- RECORDED DATA
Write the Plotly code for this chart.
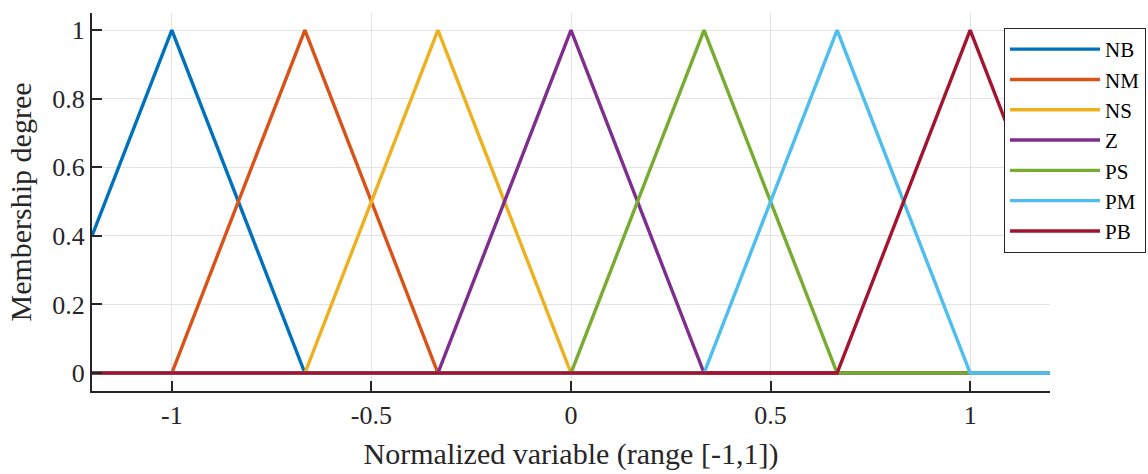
import plotly.graph_objects as go

# Membership function breakpoints
names = ["NB", "NM", "NS", "Z", "PS", "PM", "PB"]
colors = ["#0072BD", "#D95319", "#EDB120", "#7E2F8E", "#77AC30", "#4DBEEE", "#A2142F"]

nb_x = [-1.2, -1.0, -2/3, 1.2]
nb_y = [0.4, 1.0, 0.0, 0.0]
nm_x = [-1.2, -1.0, -2/3, -1/3, 1.2]
nm_y = [0.0, 0.0, 1.0, 0.0, 0.0]
ns_x = [-1.2, -2/3, -1/3, 0.0, 1.2]
ns_y = [0.0, 0.0, 1.0, 0.0, 0.0]
z_x = [-1.2, -1/3, 0.0, 1/3, 1.2]
z_y = [0.0, 0.0, 1.0, 0.0, 0.0]
ps_x = [-1.2, 0.0, 1/3, 2/3, 1.2]
ps_y = [0.0, 0.0, 1.0, 0.0, 0.0]
pm_x = [-1.2, 1/3, 2/3, 1.0, 1.2]
pm_y = [0.0, 0.0, 1.0, 0.0, 0.0]
pb_x = [-1.2, 2/3, 1.0, 1.2]
pb_y = [0.0, 0.0, 1.0, 0.4]

xs = [nb_x, nm_x, ns_x, z_x, ps_x, pm_x, pb_x]
ys = [nb_y, nm_y, ns_y, z_y, ps_y, pm_y, pb_y]

x_ticks = [-1, -0.5, 0, 0.5, 1]
x_ticktext = ["-1", "-0.5", "0", "0.5", "1"]
y_ticks = [0, 0.2, 0.4, 0.6, 0.8, 1]
y_ticktext = ["0", "0.2", "0.4", "0.6", "0.8", "1"]

font_family = "Liberation Serif, Times New Roman, serif"
txt = "#262626"

fig = go.Figure()
for n, c, x, y in zip(names, colors, xs, ys):
    fig.add_trace(go.Scatter(x=x, y=y, mode="lines", name=n,
                             line=dict(color=c, width=3.4), cliponaxis=False))

fig.update_layout(
    width=1148, height=474,
    margin=dict(l=92, r=98, t=13, b=83, autoexpand=False),
    paper_bgcolor="white", plot_bgcolor="white",
    font=dict(family=font_family, size=26, color=txt),
    showlegend=True,
    legend=dict(xref="container", yref="container",
                x=1004/1148, y=1 - 28/474, xanchor="left", yanchor="top",
                bgcolor="white", bordercolor="#262626", borderwidth=1,
                font=dict(family=font_family, size=21, color="black"),
                tracegroupgap=0, itemwidth=90),
)
fig.update_xaxes(
    range=[-1.2, 1.2], tickvals=x_ticks, ticktext=x_ticktext,
    showgrid=True, gridcolor="#e3e3e3", gridwidth=1,
    showline=True, linecolor=txt, linewidth=2,
    ticks="inside", ticklen=10, tickwidth=2, tickcolor=txt,
    zeroline=False, mirror=False,
    title=dict(text="Normalized variable (range [-1,1])", font=dict(size=30), standoff=14),
    tickfont=dict(size=26),
)
fig.update_yaxes(
    range=[-0.0525, 1.05], tickvals=y_ticks, ticktext=y_ticktext,
    showgrid=True, gridcolor="#e3e3e3", gridwidth=1,
    showline=True, linecolor=txt, linewidth=2,
    ticks="inside", ticklen=10, tickwidth=2, tickcolor=txt,
    zeroline=False, mirror=False,
    title=dict(text="Membership degree", font=dict(size=30), standoff=12),
    tickfont=dict(size=26),
)

fig.write_html("out.html")
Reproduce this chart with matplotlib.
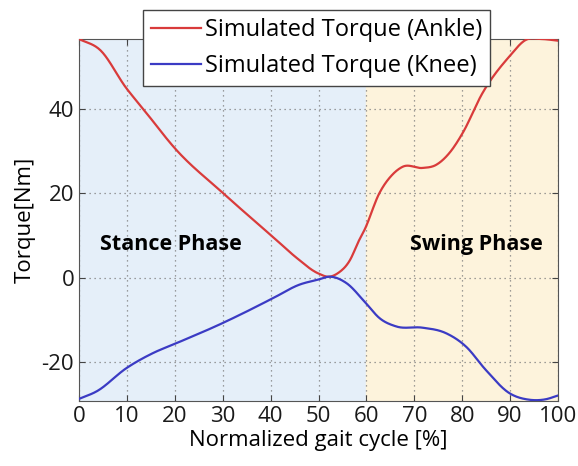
import numpy as np
import matplotlib
matplotlib.use('Agg')
import matplotlib.pyplot as plt

# values
ankle_x = [0, 4.4, 9.9, 13.4, 20.3, 30, 41.2, 45.5, 49.9, 52.3, 54, 56.5, 58.5, 59.6,
           62.7, 65.5, 67.6, 71.7, 74.5, 77.5, 80.1, 84.2, 89.8, 93.3, 96.5, 100]
ankle_y = [56.6, 54, 44.9, 40, 30.3, 20.1, 8.9, 4.6, 1.0, 0.2, 1.0, 4.0, 8.9, 11.3,
           20, 24.5, 26.3, 26.0, 26.7, 29.8, 34.3, 43.7, 52.4, 56.4, 56.6, 56.2]
knee_x = [0, 3.7, 9.9, 15.5, 20.3, 30, 33.5, 40.5, 46, 49.9, 52.3, 55.8, 59.9, 62.7,
          66.2, 71.7, 76.6, 80.8, 84.9, 89.8, 94, 97.4, 100]
knee_y = [-28.8, -27, -21.5, -17.9, -15.6, -10.8, -8.9, -4.9, -1.7, -0.5, 0.2, -1.3,
          -6.1, -9.6, -11.6, -11.9, -13.2, -16.4, -21.9, -27.4, -29, -28.9, -28]
x_ticks = [0, 10, 20, 30, 40, 50, 60, 70, 80, 90, 100]
y_ticks = [-20, 0, 20, 40]
stance_end = 60

plt.rcParams['font.family'] = ['Open Sans', 'DejaVu Sans']
plt.rcParams['axes.unicode_minus'] = False

def smooth(xs, ys):
    # densify the read points with a plain cubic through neighbours
    xs = np.array(xs, float)
    ys = np.array(ys, float)
    xf = np.linspace(xs[0], xs[-1], 600)
    m = np.gradient(ys, xs)
    yf = np.empty_like(xf)
    for k, x in enumerate(xf):
        i = min(np.searchsorted(xs, x, side='right') - 1, len(xs) - 2)
        h = xs[i + 1] - xs[i]
        t = (x - xs[i]) / h
        h00 = 2*t**3 - 3*t**2 + 1
        h10 = t**3 - 2*t**2 + t
        h01 = -2*t**3 + 3*t**2
        h11 = t**3 - t**2
        yf[k] = h00*ys[i] + h10*h*m[i] + h01*ys[i+1] + h11*h*m[i+1]
    return xf, yf

fig = plt.figure(figsize=(5.78, 4.66), dpi=100)
ax = fig.add_axes([0.1367, 0.1395, 0.8287, 0.7768])

ax.axvspan(0, stance_end, color='#e5eff9', zorder=0)
ax.axvspan(stance_end, 100, color='#fdf3dc', zorder=0)

ax.plot(*smooth(ankle_x, ankle_y), color='#d93b3b', lw=1.6, label='Simulated Torque (Ankle)', zorder=3)
ax.plot(*smooth(knee_x, knee_y), color='#3b3bc4', lw=1.6, label='Simulated Torque (Knee)', zorder=3)

ax.set_xlim(0, 100)
ax.set_ylim(-29.3, 56.6)
ax.set_xticks(x_ticks)
ax.set_yticks(y_ticks)
ax.grid(True, linestyle=(0, (1, 3)), color='#808080', lw=0.9)
ax.tick_params(direction='in', top=True, right=True, labelsize=16, length=4, colors='#444444', labelcolor='#1a1a1a')
for s in ax.spines.values():
    s.set_color('#555555')

ax.set_xlabel('Normalized gait cycle [%]', fontsize=16, labelpad=2)
ax.set_ylabel('Torque[Nm]', fontsize=16, labelpad=4)

ax.text(19.2, 7.8, 'Stance Phase', fontsize=15.5, fontweight='bold', va='center', ha='center')
ax.text(82.9, 7.8, 'Swing Phase', fontsize=15.5, fontweight='bold', va='center', ha='center')

leg = ax.legend(loc='upper left', bbox_to_anchor=(0.134, 1.08), borderaxespad=0, fontsize=17,
                fancybox=False, framealpha=1, edgecolor='#444444', handlelength=2.1,
                handletextpad=0.15, borderpad=0.35, labelspacing=0.5)
leg.get_frame().set_linewidth(1.0)

fig.savefig('out.png', dpi=100)
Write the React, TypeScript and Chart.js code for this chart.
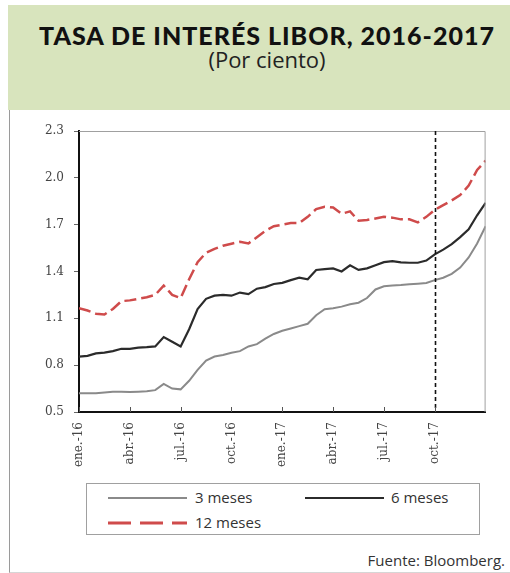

- WORK TO DO
Transcribe every entry word for word, but skip the pictures.

- RESULT OF THE EXERCISE
Write the Plotly code for this chart.
import plotly.graph_objects as go

# Membership function breakpoints
names = ["NB", "NM", "NS", "Z", "PS", "PM", "PB"]
colors = ["#0072BD", "#D95319", "#EDB120", "#7E2F8E", "#77AC30", "#4DBEEE", "#A2142F"]

nb_x = [-1.2, -1.0, -2/3, 1.2]
nb_y = [0.4, 1.0, 0.0, 0.0]
nm_x = [-1.2, -1.0, -2/3, -1/3, 1.2]
nm_y = [0.0, 0.0, 1.0, 0.0, 0.0]
ns_x = [-1.2, -2/3, -1/3, 0.0, 1.2]
ns_y = [0.0, 0.0, 1.0, 0.0, 0.0]
z_x = [-1.2, -1/3, 0.0, 1/3, 1.2]
z_y = [0.0, 0.0, 1.0, 0.0, 0.0]
ps_x = [-1.2, 0.0, 1/3, 2/3, 1.2]
ps_y = [0.0, 0.0, 1.0, 0.0, 0.0]
pm_x = [-1.2, 1/3, 2/3, 1.0, 1.2]
pm_y = [0.0, 0.0, 1.0, 0.0, 0.0]
pb_x = [-1.2, 2/3, 1.0, 1.2]
pb_y = [0.0, 0.0, 1.0, 0.4]

xs = [nb_x, nm_x, ns_x, z_x, ps_x, pm_x, pb_x]
ys = [nb_y, nm_y, ns_y, z_y, ps_y, pm_y, pb_y]

x_ticks = [-1, -0.5, 0, 0.5, 1]
x_ticktext = ["-1", "-0.5", "0", "0.5", "1"]
y_ticks = [0, 0.2, 0.4, 0.6, 0.8, 1]
y_ticktext = ["0", "0.2", "0.4", "0.6", "0.8", "1"]

font_family = "Liberation Serif, Times New Roman, serif"
txt = "#262626"

fig = go.Figure()
for n, c, x, y in zip(names, colors, xs, ys):
    fig.add_trace(go.Scatter(x=x, y=y, mode="lines", name=n,
                             line=dict(color=c, width=3.4), cliponaxis=False))

fig.update_layout(
    width=1148, height=474,
    margin=dict(l=92, r=98, t=13, b=83, autoexpand=False),
    paper_bgcolor="white", plot_bgcolor="white",
    font=dict(family=font_family, size=26, color=txt),
    showlegend=True,
    legend=dict(xref="container", yref="container",
                x=1004/1148, y=1 - 28/474, xanchor="left", yanchor="top",
                bgcolor="white", bordercolor="#262626", borderwidth=1,
                font=dict(family=font_family, size=21, color="black"),
                tracegroupgap=0, itemwidth=90),
)
fig.update_xaxes(
    range=[-1.2, 1.2], tickvals=x_ticks, ticktext=x_ticktext,
    showgrid=True, gridcolor="#e3e3e3", gridwidth=1,
    showline=True, linecolor=txt, linewidth=2,
    ticks="inside", ticklen=10, tickwidth=2, tickcolor=txt,
    zeroline=False, mirror=False,
    title=dict(text="Normalized variable (range [-1,1])", font=dict(size=30), standoff=14),
    tickfont=dict(size=26),
)
fig.update_yaxes(
    range=[-0.0525, 1.05], tickvals=y_ticks, ticktext=y_ticktext,
    showgrid=True, gridcolor="#e3e3e3", gridwidth=1,
    showline=True, linecolor=txt, linewidth=2,
    ticks="inside", ticklen=10, tickwidth=2, tickcolor=txt,
    zeroline=False, mirror=False,
    title=dict(text="Membership degree", font=dict(size=30), standoff=12),
    tickfont=dict(size=26),
)

fig.write_html("out.html")
Reproduce this chart with matplotlib.
import numpy as np
import matplotlib
matplotlib.use('Agg')
import matplotlib.pyplot as plt

# values
ankle_x = [0, 4.4, 9.9, 13.4, 20.3, 30, 41.2, 45.5, 49.9, 52.3, 54, 56.5, 58.5, 59.6,
           62.7, 65.5, 67.6, 71.7, 74.5, 77.5, 80.1, 84.2, 89.8, 93.3, 96.5, 100]
ankle_y = [56.6, 54, 44.9, 40, 30.3, 20.1, 8.9, 4.6, 1.0, 0.2, 1.0, 4.0, 8.9, 11.3,
           20, 24.5, 26.3, 26.0, 26.7, 29.8, 34.3, 43.7, 52.4, 56.4, 56.6, 56.2]
knee_x = [0, 3.7, 9.9, 15.5, 20.3, 30, 33.5, 40.5, 46, 49.9, 52.3, 55.8, 59.9, 62.7,
          66.2, 71.7, 76.6, 80.8, 84.9, 89.8, 94, 97.4, 100]
knee_y = [-28.8, -27, -21.5, -17.9, -15.6, -10.8, -8.9, -4.9, -1.7, -0.5, 0.2, -1.3,
          -6.1, -9.6, -11.6, -11.9, -13.2, -16.4, -21.9, -27.4, -29, -28.9, -28]
x_ticks = [0, 10, 20, 30, 40, 50, 60, 70, 80, 90, 100]
y_ticks = [-20, 0, 20, 40]
stance_end = 60

plt.rcParams['font.family'] = ['Open Sans', 'DejaVu Sans']
plt.rcParams['axes.unicode_minus'] = False

def smooth(xs, ys):
    # densify the read points with a plain cubic through neighbours
    xs = np.array(xs, float)
    ys = np.array(ys, float)
    xf = np.linspace(xs[0], xs[-1], 600)
    m = np.gradient(ys, xs)
    yf = np.empty_like(xf)
    for k, x in enumerate(xf):
        i = min(np.searchsorted(xs, x, side='right') - 1, len(xs) - 2)
        h = xs[i + 1] - xs[i]
        t = (x - xs[i]) / h
        h00 = 2*t**3 - 3*t**2 + 1
        h10 = t**3 - 2*t**2 + t
        h01 = -2*t**3 + 3*t**2
        h11 = t**3 - t**2
        yf[k] = h00*ys[i] + h10*h*m[i] + h01*ys[i+1] + h11*h*m[i+1]
    return xf, yf

fig = plt.figure(figsize=(5.78, 4.66), dpi=100)
ax = fig.add_axes([0.1367, 0.1395, 0.8287, 0.7768])

ax.axvspan(0, stance_end, color='#e5eff9', zorder=0)
ax.axvspan(stance_end, 100, color='#fdf3dc', zorder=0)

ax.plot(*smooth(ankle_x, ankle_y), color='#d93b3b', lw=1.6, label='Simulated Torque (Ankle)', zorder=3)
ax.plot(*smooth(knee_x, knee_y), color='#3b3bc4', lw=1.6, label='Simulated Torque (Knee)', zorder=3)

ax.set_xlim(0, 100)
ax.set_ylim(-29.3, 56.6)
ax.set_xticks(x_ticks)
ax.set_yticks(y_ticks)
ax.grid(True, linestyle=(0, (1, 3)), color='#808080', lw=0.9)
ax.tick_params(direction='in', top=True, right=True, labelsize=16, length=4, colors='#444444', labelcolor='#1a1a1a')
for s in ax.spines.values():
    s.set_color('#555555')

ax.set_xlabel('Normalized gait cycle [%]', fontsize=16, labelpad=2)
ax.set_ylabel('Torque[Nm]', fontsize=16, labelpad=4)

ax.text(19.2, 7.8, 'Stance Phase', fontsize=15.5, fontweight='bold', va='center', ha='center')
ax.text(82.9, 7.8, 'Swing Phase', fontsize=15.5, fontweight='bold', va='center', ha='center')

leg = ax.legend(loc='upper left', bbox_to_anchor=(0.134, 1.08), borderaxespad=0, fontsize=17,
                fancybox=False, framealpha=1, edgecolor='#444444', handlelength=2.1,
                handletextpad=0.15, borderpad=0.35, labelspacing=0.5)
leg.get_frame().set_linewidth(1.0)

fig.savefig('out.png', dpi=100)
Write the React, TypeScript and Chart.js code for this chart.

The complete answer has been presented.